More in general related to tidymodels (other models then h2o): I 'm mainly interested in refitting on new data- but with earlier searched hyperparameters. Let's say I train a model and search for hyperparameters on one day, bundle and save the model or workflow etc. for later use and then the next day unbundle and refit on new/more data. Can we then utilize the efforts/compute time from the day before, namely the best hyperparameters searched before bundleling? Are they included in the bundle for later use? Or do we have to save and retrieve that stuff separately?
This could be an ecological question too (green ML/AI).
Maybe related: https://github.com/tidymodels/tune/issues/84
If bundle requires separat actions in this regard, I m not sure if this is still best practice:
exec(update, object = tree_mod, !!!final_param)

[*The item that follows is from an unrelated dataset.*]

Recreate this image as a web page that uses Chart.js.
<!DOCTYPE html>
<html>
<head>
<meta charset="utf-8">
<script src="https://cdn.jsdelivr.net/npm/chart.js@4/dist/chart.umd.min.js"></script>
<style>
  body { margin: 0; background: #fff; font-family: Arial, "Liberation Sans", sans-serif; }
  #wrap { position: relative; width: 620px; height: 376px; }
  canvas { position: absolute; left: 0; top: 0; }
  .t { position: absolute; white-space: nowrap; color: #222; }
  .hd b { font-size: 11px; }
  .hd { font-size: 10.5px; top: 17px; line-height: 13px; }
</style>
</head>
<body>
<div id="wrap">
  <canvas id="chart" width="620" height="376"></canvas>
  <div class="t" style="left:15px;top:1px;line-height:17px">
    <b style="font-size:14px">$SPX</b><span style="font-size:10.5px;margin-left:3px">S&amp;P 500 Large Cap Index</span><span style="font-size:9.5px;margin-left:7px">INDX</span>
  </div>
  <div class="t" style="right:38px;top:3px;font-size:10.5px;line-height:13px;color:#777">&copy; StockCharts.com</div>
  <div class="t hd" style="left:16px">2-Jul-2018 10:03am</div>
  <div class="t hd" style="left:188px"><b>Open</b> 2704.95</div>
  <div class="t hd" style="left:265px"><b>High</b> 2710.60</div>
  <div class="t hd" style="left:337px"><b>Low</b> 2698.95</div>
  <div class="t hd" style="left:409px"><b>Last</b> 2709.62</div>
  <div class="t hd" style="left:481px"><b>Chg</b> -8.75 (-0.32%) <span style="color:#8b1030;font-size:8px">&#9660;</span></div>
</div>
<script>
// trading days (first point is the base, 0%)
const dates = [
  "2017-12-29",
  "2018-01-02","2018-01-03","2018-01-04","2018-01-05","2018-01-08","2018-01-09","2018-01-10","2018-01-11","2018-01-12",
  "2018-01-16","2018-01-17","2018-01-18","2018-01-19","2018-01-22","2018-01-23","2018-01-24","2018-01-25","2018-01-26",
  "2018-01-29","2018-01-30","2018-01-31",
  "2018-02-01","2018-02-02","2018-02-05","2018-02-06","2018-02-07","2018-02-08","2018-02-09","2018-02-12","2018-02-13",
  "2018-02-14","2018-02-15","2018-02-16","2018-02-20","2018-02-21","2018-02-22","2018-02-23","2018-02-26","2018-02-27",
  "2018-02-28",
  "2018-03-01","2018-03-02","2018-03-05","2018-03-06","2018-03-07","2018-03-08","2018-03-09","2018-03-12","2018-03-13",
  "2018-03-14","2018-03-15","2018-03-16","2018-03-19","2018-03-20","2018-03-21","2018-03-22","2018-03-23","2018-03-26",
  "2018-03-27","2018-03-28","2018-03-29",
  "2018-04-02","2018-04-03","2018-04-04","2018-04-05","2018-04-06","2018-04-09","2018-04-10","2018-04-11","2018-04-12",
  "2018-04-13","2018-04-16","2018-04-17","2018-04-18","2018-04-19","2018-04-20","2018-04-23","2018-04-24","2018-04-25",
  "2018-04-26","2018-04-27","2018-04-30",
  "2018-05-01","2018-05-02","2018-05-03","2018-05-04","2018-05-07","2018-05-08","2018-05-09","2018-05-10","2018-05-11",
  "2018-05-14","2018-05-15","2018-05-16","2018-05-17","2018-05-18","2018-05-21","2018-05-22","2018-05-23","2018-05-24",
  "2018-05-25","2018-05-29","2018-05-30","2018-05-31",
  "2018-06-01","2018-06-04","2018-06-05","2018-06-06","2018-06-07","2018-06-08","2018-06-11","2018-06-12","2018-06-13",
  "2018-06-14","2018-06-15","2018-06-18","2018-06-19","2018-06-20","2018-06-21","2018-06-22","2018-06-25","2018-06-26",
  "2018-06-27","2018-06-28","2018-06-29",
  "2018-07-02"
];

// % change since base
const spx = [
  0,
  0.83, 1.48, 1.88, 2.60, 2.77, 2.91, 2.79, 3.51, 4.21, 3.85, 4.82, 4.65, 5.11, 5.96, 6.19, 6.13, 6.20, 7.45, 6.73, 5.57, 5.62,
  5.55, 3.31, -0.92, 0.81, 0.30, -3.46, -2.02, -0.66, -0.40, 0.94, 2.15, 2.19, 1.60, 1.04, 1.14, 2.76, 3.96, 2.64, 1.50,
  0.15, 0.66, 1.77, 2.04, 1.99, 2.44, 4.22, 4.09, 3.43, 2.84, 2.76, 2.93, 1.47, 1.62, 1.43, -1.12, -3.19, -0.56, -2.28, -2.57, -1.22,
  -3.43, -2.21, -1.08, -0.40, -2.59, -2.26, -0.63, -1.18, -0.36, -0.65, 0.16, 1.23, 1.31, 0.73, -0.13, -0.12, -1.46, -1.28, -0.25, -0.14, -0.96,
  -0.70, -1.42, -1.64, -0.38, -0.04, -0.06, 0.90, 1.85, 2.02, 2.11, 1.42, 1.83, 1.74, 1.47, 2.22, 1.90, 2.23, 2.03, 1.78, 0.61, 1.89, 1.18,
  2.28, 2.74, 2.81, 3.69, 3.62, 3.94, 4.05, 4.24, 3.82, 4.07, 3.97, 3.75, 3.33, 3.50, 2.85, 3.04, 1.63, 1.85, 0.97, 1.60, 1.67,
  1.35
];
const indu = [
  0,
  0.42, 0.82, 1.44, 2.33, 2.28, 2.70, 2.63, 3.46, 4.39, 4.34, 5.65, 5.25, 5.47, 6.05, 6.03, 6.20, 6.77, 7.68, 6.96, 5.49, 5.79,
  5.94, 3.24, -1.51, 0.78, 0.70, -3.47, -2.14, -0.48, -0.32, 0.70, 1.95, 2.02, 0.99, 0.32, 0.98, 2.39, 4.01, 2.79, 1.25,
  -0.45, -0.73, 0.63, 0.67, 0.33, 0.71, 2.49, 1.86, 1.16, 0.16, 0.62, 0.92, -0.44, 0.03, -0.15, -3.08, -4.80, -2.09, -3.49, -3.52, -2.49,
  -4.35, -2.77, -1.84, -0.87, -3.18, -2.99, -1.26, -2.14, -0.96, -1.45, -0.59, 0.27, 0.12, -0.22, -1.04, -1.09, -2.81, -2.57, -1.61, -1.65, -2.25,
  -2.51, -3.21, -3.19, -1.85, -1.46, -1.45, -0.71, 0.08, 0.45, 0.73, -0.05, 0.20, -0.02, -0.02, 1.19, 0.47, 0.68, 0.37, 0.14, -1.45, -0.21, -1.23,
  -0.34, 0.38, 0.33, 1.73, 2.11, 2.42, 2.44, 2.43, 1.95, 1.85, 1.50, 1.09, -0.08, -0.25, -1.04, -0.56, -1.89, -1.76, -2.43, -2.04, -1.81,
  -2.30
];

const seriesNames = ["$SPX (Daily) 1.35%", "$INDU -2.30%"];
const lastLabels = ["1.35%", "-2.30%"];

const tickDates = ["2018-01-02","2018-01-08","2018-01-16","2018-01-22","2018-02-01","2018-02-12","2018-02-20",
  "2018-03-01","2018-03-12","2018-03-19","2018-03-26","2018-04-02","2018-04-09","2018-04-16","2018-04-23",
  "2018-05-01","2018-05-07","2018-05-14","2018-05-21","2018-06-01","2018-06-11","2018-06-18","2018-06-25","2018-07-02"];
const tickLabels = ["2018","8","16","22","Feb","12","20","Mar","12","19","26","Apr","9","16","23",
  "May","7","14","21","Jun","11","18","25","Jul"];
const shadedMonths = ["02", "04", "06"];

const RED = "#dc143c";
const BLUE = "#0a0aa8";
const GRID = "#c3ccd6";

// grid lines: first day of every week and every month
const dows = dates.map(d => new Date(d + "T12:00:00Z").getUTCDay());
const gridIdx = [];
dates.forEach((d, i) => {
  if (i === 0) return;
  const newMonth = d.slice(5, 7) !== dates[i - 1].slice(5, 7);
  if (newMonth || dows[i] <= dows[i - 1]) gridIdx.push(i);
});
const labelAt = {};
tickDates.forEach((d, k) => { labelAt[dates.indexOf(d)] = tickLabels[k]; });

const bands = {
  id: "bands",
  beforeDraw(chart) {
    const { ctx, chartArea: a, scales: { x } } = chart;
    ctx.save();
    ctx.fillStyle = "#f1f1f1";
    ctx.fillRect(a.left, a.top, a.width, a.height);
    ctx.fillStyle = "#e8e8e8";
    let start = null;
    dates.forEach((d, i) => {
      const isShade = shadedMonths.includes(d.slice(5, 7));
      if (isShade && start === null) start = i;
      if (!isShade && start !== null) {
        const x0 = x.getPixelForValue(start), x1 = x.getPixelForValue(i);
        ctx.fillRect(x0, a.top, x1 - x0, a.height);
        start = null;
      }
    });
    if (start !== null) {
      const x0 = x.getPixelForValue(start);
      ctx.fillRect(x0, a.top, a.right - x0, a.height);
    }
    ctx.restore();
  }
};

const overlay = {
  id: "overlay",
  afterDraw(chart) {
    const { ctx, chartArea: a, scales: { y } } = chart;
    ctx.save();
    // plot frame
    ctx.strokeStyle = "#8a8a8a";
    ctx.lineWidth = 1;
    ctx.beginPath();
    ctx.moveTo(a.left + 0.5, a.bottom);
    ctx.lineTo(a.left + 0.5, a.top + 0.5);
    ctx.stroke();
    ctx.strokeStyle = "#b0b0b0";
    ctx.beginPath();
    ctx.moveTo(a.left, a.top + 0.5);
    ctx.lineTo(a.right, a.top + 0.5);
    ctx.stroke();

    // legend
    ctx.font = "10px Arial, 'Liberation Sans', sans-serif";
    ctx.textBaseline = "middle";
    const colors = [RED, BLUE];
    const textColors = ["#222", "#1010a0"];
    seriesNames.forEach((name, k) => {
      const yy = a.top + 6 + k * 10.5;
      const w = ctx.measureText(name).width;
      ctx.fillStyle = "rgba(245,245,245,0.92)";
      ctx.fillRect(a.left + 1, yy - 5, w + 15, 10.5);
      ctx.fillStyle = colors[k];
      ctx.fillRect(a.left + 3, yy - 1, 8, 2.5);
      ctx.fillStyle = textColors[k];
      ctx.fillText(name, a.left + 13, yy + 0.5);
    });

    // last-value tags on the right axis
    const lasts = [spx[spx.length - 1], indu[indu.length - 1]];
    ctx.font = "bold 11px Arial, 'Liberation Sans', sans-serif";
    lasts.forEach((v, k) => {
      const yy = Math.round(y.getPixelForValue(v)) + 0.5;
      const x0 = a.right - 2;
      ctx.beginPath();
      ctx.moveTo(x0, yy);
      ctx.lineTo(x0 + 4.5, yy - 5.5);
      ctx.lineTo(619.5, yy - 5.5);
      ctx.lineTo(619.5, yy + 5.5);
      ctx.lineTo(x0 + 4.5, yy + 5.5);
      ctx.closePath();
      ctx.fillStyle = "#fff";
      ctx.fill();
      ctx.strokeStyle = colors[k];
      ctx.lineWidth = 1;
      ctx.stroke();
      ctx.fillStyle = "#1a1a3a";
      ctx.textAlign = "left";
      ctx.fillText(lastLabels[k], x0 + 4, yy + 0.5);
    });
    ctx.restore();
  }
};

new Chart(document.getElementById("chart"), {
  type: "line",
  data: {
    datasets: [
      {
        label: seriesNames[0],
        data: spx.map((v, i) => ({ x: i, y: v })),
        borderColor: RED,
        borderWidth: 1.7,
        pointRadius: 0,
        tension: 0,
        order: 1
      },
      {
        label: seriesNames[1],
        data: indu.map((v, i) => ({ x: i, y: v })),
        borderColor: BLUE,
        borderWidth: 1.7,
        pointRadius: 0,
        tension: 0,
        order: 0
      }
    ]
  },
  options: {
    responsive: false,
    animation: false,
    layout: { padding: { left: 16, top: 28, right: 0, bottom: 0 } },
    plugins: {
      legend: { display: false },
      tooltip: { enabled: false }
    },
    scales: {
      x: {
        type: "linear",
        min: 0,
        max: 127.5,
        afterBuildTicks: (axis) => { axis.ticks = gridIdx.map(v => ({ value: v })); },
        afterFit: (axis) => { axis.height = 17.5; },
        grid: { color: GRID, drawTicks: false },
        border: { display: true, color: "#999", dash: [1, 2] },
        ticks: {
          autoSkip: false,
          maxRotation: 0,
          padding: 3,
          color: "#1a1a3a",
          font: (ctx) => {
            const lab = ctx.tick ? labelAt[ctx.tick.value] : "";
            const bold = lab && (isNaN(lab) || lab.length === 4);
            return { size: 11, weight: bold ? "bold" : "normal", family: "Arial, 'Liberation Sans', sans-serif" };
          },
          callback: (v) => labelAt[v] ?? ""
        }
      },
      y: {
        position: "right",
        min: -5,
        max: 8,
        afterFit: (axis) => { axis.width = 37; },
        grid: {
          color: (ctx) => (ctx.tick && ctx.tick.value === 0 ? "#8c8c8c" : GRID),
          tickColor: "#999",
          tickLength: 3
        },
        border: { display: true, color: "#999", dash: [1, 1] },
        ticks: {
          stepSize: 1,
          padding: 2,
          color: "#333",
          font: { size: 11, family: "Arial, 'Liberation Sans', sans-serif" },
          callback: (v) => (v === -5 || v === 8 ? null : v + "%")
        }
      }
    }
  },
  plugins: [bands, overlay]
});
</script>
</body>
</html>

@Steviey The bundle package can handle bundling up the needed references but doesn't have functionality for getting the best hyperparameters; you'd need to get that through tidymodels infrastructure in either tune or agua. Once you have those hyperparameters, then definitely bundle will work. 👍
@juliasilge OK, then I would bet on finalize more then on update.
Feels worth mentioning that the Value documentation for each bundle method states:
The output of unbundle() is a model object that is ready to predict() on new data, and other restored functionality (like plotting or summarizing) is supported as a side effect only.
I would argue that this is sufficient to set expectations for what users can do with unbundled objects. :)
That's a great point @simonpcouch. 👍
We haven't heard a lot of other confusion on this point to date, so let's close this as complete. We can revisit in the future as necessary!
I am not sure if this a known issue, as it doesn't appear in the docs. It seems that except
predict
, other methods liketidy
orrank_results
fail using the unbundled object. This SO post references the same problem.